While there's some measure of truth here, it's probably pretty overblown. Yes, the world is extremely complex, and the human mind and language depend on abstraction and simplification to make sense of things. But, this is the nature of how thought and language work, and is a feature rather than a bug; and, more importantly, it is an important aspect of the World that it can be abstracted and simplified, and still be consistently perceived and described by rational beings. To put it another way, if language were wholly inadequate to the task of describing reality, then no two humans would be able to agree on any shared perceptions.

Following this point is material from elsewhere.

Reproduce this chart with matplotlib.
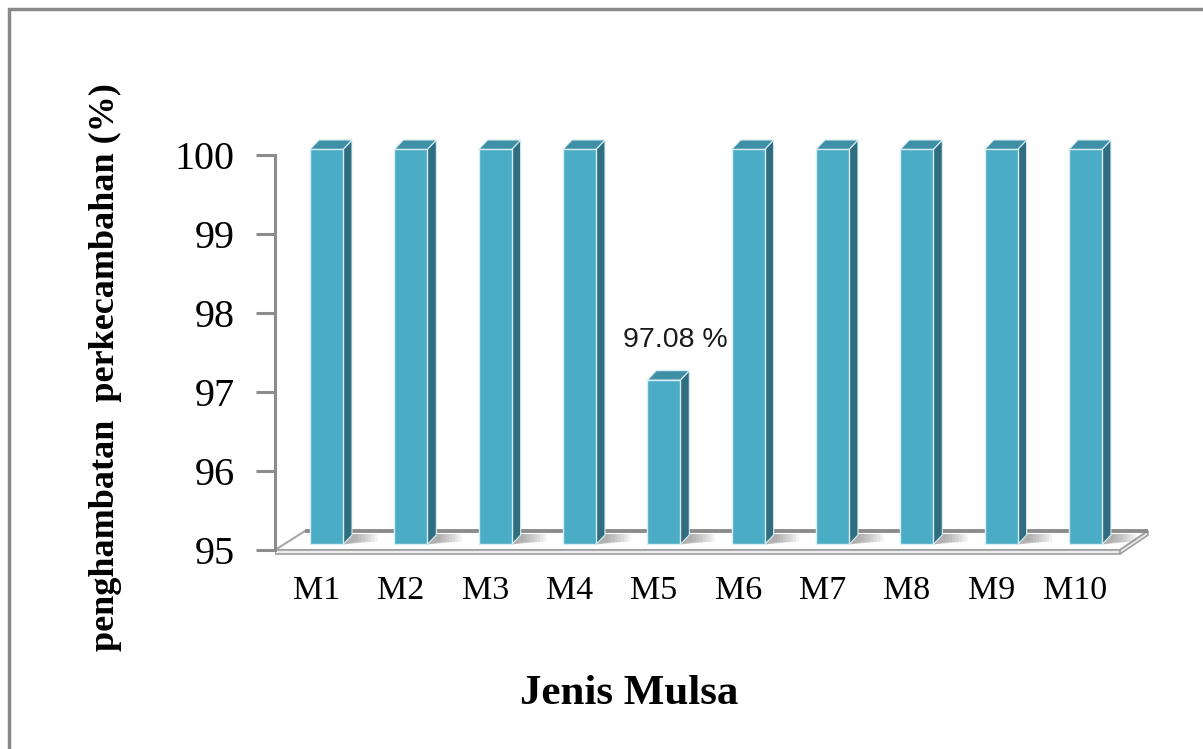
import matplotlib
matplotlib.use("Agg")
import matplotlib.pyplot as plt
from matplotlib.patches import Polygon, Rectangle

# ---- data ----
categories = ["M1", "M2", "M3", "M4", "M5", "M6", "M7", "M8", "M9", "M10"]
values = [100, 100, 100, 100, 97.08, 100, 100, 100, 100, 100]
y_ticks = [95, 96, 97, 98, 99, 100]
label_index = 4
label_text = "97.08 %"
y_label = "penghambatan  perkecambahan (%)"
x_label = "Jenis Mulsa"

# ---- style ----
FRONT = "#4BACC6"
SIDE = "#2F6E80"
TOP = "#3F8FA6"
EDGE = "#d8eef4"
GRAY = "#8c8c8c"
BASE = 95.0

W, H = 1203, 749
fig = plt.figure(figsize=(W / 100, H / 100), dpi=100)

# axes pixel geometry
px_left, px_right, px_bottom, px_top = 275, 1160, 560, 90
unit_x = 84.33          # px per category
unit_y = 79.0           # px per percent
x0_px = 326.5           # pixel of first category
y95_px = 550.0

ax = fig.add_axes([px_left / W, 1 - px_bottom / H,
                   (px_right - px_left) / W, (px_bottom - px_top) / H])
ax.set_xlim((px_left - x0_px) / unit_x, (px_right - x0_px) / unit_x)
ax.set_ylim(BASE - (px_bottom - y95_px) / unit_y, BASE + (y95_px - px_top) / unit_y)

# depth parameters in data units
dx = 9 / unit_x
dy = 9.5 / unit_y
bw = 33 / unit_x
lift = 0.07
floor_dx_l = 30 / unit_x
floor_dy = 19 / unit_y
label_shift = 10 / unit_x

xl = ax.get_xlim()[0]
xr_front = (1120 - x0_px) / unit_x
xr_back = (1148 - x0_px) / unit_x

# floor
floor = Polygon([(xl, BASE), (xr_front, BASE), (xr_back, BASE + floor_dy),
                 (xl + floor_dx_l, BASE + floor_dy)], closed=True,
                facecolor="white", edgecolor="#a6a6a6", lw=1.5, zorder=1)
ax.add_patch(floor)
thick = 4 / unit_y
ax.add_patch(Polygon([(xl, BASE), (xr_front, BASE), (xr_front, BASE - thick), (xl, BASE - thick)],
                     closed=True, facecolor="#ececec", edgecolor="#a0a0a0", lw=1.2, zorder=1))
ax.add_patch(Polygon([(xr_front, BASE), (xr_back, BASE + floor_dy), (xr_back, BASE + floor_dy - thick),
                      (xr_front, BASE - thick)], closed=True, facecolor="#ececec",
                     edgecolor="#a0a0a0", lw=1.2, zorder=1))
ax.plot([xl + floor_dx_l, xr_back], [BASE + floor_dy, BASE + floor_dy], color=GRAY, lw=2.8,
        zorder=1.5, solid_capstyle="butt")

# bars
xs = list(range(len(categories)))
for i, v in zip(xs, values):
    x1, x2 = i - bw / 2, i + bw / 2
    yb, yt = BASE + lift, v + lift
    # soft shadow on floor
    for k in range(8):
        s = (k + 1) / 8
        ax.add_patch(Polygon([(x2, yb), (x2 + dx + s * 0.3, yb + dy * 0.3),
                              (x2 + dx + s * 0.3, yb + dy * 1.1), (x2 + dx, yb + dy * 1.1)],
                             closed=True, facecolor="#6f6f6f", edgecolor="none",
                             alpha=0.09, zorder=2))
    # side
    ax.add_patch(Polygon([(x2, yb), (x2 + dx, yb + dy), (x2 + dx, yt + dy), (x2, yt)],
                         closed=True, facecolor=SIDE, edgecolor=EDGE, lw=0.8, zorder=3))
    # top
    ax.add_patch(Polygon([(x1, yt), (x2, yt), (x2 + dx, yt + dy), (x1 + dx, yt + dy)],
                         closed=True, facecolor=TOP, edgecolor=EDGE, lw=0.8, zorder=3))
    # front
    ax.add_patch(Rectangle((x1, yb), bw, yt - yb, facecolor=FRONT, edgecolor=EDGE,
                           lw=1.0, zorder=4))

# data label
ax.annotate(label_text, xy=(label_index, values[label_index]), xytext=(8, 28),
            textcoords="offset points", ha="center", va="baseline",
            fontsize=20.5, family="Liberation Sans", color="#1a1a1a", zorder=5)

# axes styling
for s in ["top", "right", "bottom"]:
    ax.spines[s].set_visible(False)
ax.spines["left"].set_bounds(BASE, max(y_ticks))
ax.spines["left"].set_color(GRAY)
ax.spines["left"].set_linewidth(2.2)
ax.set_yticks(y_ticks)
ax.set_yticklabels([str(t) for t in y_ticks], fontsize=29, family="Liberation Serif")
ax.tick_params(axis="y", length=14, width=2.2, color=GRAY, pad=15)
ax.set_xticks([i - label_shift for i in xs])
ax.set_xticklabels(categories, fontsize=24.5, family="Liberation Serif")
ax.tick_params(axis="x", length=0, pad=11)
ax.patch.set_visible(False)

# axis titles
fig.text(105 / W, 1 - 367 / H, y_label, rotation=90, ha="center", va="center",
         fontsize=26, fontweight="bold", family="Liberation Serif")
fig.text(629 / W, 1 - 704 / H, x_label, ha="center", va="baseline",
         fontsize=31, fontweight="bold", family="Liberation Serif")

# outer border
fig.patches.append(Rectangle((8.5 / W, -0.1), 1.2, (H - 8.5) / H + 0.1, transform=fig.transFigure,
                             fill=False, edgecolor="#898989", lw=2.5))

fig.savefig("out.png", dpi=100)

The Skeptical line is generally something like "We just arbitrarily draw lines around bits of reality and then give them names." But if these lines are truly arbitrary, then no one else would draw them where we drew them -- we would point at a dog and say "dog", and our companion would assume we were talking about the left-half-of-the-dog-plus-the-lamp-post-it's-peeing-on. The stability of the referents of our language and perception means that there is something in the world that we can attach meaning to. Language is not magic -- we are just attaching words to things that a sufficient number of people agree exist. It doesn't mean anything to say that "dog" isn't the right way to describe the animals that share our homes -- it's just a word, for a thing that we can all see. Just because our understanding of dogs is not infinitely precise doesn't mean they aren't there, asking to be understood, and begging for a treat.